Le problème des délinquants sexuels est d’une complexité particulière : on sait qu’en France, la « castration chimique » (par des substance anti-hormonales) ne peut se faire que sur demande expresse du malade. Mais la loi, ici, n’exclut pas radicalement cette possibilité du cadre de l’injonction de soins.

On pourrait écrire des pages par les problèmes posés par cette article de loi. Très objectivement, Rachida Dati ne m’a pas parue en mesure de les affronter. Notre questionnement a été écarté sans trouver de réponse.

Un point encore, mais il est majeur : les psychiatres de service public manquent cruellement. Les psychiatres libéraux n’ont aucunement ni l’envie, ni d’ailleurs la formation, de pallier à ce type de prise en charge. Questionnée sur ce point Rachida Dati, a dit péremptoirement « je m’engage à ce qu’ils soient en nombre suffisant en 2008 ».

Il faut douze à quinze ans pour former un psychiatre… J’ai pris la parole , de manière un peu osée je l’avoue, pour dire, que pour obtenir le résultat annoncé par le ministre, je ne voyais que la reproduction des psychiatres entre eux.
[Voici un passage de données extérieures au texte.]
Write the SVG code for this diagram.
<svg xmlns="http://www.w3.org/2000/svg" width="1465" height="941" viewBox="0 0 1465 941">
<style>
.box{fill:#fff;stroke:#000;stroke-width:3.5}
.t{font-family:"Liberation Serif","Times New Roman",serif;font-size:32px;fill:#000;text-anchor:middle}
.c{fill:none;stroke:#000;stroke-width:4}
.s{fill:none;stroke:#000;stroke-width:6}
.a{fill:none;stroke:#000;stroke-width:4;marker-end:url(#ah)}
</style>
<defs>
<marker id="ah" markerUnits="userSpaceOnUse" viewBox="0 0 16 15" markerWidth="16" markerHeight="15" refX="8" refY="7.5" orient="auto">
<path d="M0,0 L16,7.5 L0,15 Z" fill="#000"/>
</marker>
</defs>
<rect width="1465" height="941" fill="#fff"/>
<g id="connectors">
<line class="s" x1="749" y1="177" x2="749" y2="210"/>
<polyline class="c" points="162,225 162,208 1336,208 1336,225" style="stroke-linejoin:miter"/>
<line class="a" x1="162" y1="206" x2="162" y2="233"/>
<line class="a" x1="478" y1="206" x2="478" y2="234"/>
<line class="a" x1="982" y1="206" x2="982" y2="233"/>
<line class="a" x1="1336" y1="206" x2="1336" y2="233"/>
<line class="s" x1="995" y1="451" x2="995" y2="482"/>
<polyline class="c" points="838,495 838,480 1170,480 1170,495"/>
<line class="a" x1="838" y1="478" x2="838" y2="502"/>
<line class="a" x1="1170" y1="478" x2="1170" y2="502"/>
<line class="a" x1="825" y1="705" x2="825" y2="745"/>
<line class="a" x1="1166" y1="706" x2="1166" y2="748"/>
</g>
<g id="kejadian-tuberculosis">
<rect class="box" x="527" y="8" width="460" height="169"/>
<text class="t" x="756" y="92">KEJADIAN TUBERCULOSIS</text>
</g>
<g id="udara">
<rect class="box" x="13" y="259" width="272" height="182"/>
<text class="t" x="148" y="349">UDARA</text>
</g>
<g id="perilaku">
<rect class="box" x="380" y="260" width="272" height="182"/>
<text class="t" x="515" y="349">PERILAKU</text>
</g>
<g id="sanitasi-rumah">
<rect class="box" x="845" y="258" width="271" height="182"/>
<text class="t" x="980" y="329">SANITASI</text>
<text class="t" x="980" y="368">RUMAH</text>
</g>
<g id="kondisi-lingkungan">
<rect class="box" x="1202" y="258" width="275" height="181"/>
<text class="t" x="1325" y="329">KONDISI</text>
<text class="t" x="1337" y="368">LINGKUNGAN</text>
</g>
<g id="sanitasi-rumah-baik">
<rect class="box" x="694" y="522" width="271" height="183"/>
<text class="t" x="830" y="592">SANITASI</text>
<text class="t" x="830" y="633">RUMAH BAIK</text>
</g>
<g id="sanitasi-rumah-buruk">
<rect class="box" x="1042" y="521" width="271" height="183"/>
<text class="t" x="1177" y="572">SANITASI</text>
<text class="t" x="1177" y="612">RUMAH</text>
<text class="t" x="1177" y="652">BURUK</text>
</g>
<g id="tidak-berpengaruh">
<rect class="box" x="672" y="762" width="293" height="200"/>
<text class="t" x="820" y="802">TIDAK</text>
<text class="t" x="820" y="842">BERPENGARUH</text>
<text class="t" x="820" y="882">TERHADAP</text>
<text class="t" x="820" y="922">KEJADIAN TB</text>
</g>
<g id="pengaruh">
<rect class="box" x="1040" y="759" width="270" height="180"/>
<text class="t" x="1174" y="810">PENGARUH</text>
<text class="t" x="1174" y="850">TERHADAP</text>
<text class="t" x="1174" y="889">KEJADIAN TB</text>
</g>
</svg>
Une fois encore, la charrue a été mise avant les boeufs (on remarque que je reviens habilement à un thême agricole). La prise en charge médicale devait être pensée, renforcée, avant la loi, pas le contraire. Et sur le plan des principes, il me semble que la décision du juge, adaptée à chaque cas, était plus opportune que la rigueur obligatoirement générale de la loi.